The ‘Pleasures of Fishes’ thus became a byword for freedom from restraints, one of the perennial ideals of China’s literati, which represented either unachievable dream, for the members of the bureaucracy, or perceived reality, for those who had withdrawn from it. Daoist thought flourished in the early Ming period (1368-1644), although the Xuande Emperor (r. 1426-35) did not propagate himself as a particularly fervent proponent of Daoism. Among the imperial princes, however, patronage of Daoist causes was strong enough to provoke several memorials to be handed in to the court, which requested a ban on the furthering of new Daoist monasteries (Richard G. Wang, The Ming Prince and Daoism. Institutional Patronage of an Elite, Oxford, 2012).

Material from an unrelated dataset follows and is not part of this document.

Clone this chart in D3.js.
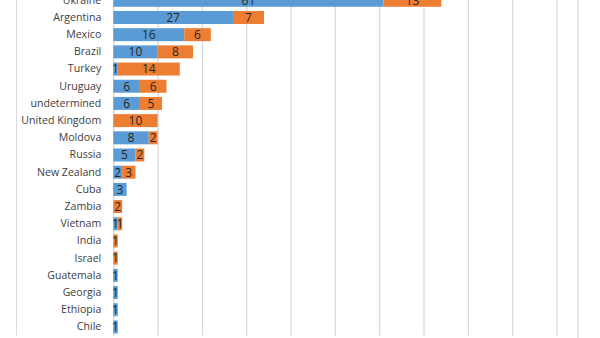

ZHU ZHANJI (1399-1435), THE XUANDE EMPEROR, LOTUS POND AND PINE TREE, HANDSCROLL, INK AND COLOURS ON SILK MING DYNASTY, XUANDE PERIOD © PALACE MUSEUM, BEIJING
Even without the philosophical significance of this motif in mind, the serene state of the four fat fishes floating through water plants, seemingly at total ease within their surroundings, is palpable when immersing oneself in this pond, which emanates an air of peace and contentment. Grouped in two pairs, the fishes depict a carp and a mandarin fish, or Chinese perch, each confronted with a type of bream, fangyu, characterized by the bumpy forehead often developed by older fishes. While the former two are well known from Chinese porcelain designs, the latter, although, like the other two species, part of China’s staple diet for centuries, are rarely depicted on porcelain. The fishes are alternating with three large and two small clumps of lotus with fully opened blooms, buds, pods and large leaves in different stages of development, interspersed with long undulating fronds of pond weeds, clumps of clover fern and some fallen flowers. The latter may be meant to evoke the enchanting topic of Liu Cai’s painting, where some fishes are chasing blossoms shed by an overhanging flowering branch. The deep, barbed mallow shape of the bowl, with ten sharp ridges inside and with the foot cut to correspond, cleverly reinforces the impression of rippling waves and together with the naturalistic depiction of the fishes creates an astonishingly vibrant, lively effect.
LOTUS POND MOTIF ON THE 'FISH POND' BOWL
On the present bowl, the painters managed to exploit the cobalt pigment to maximum effect and to create an amazingly rich tonal variation in this monochrome palette: the fishes are drawn with dark blue outlines and details over pale blue washes; on the leaves the veins are in contrast reserved in white, being incised through the blue washes down to the porcelain body; and the large leaves that are rendered with frayed edges, as if about to wilt, are accentuated with dark heaping and piling, a feature that appears to have been deliberately induced.
A large wilting lotus leaf, similarly rendered with fuzzy edges, appears next to a diminutive bird in an ink painting of a lotus pond signed yubi (‘imperial brush’), executed by the Xuande Emperor, who was not only a devoted patron of the arts but is also considered as a gifted artist himself; see Craig Clunas and Jessica Harrison-Hall, eds, Ming. 50 Years that Changed China, The British Museum, London, 2014, p. 177.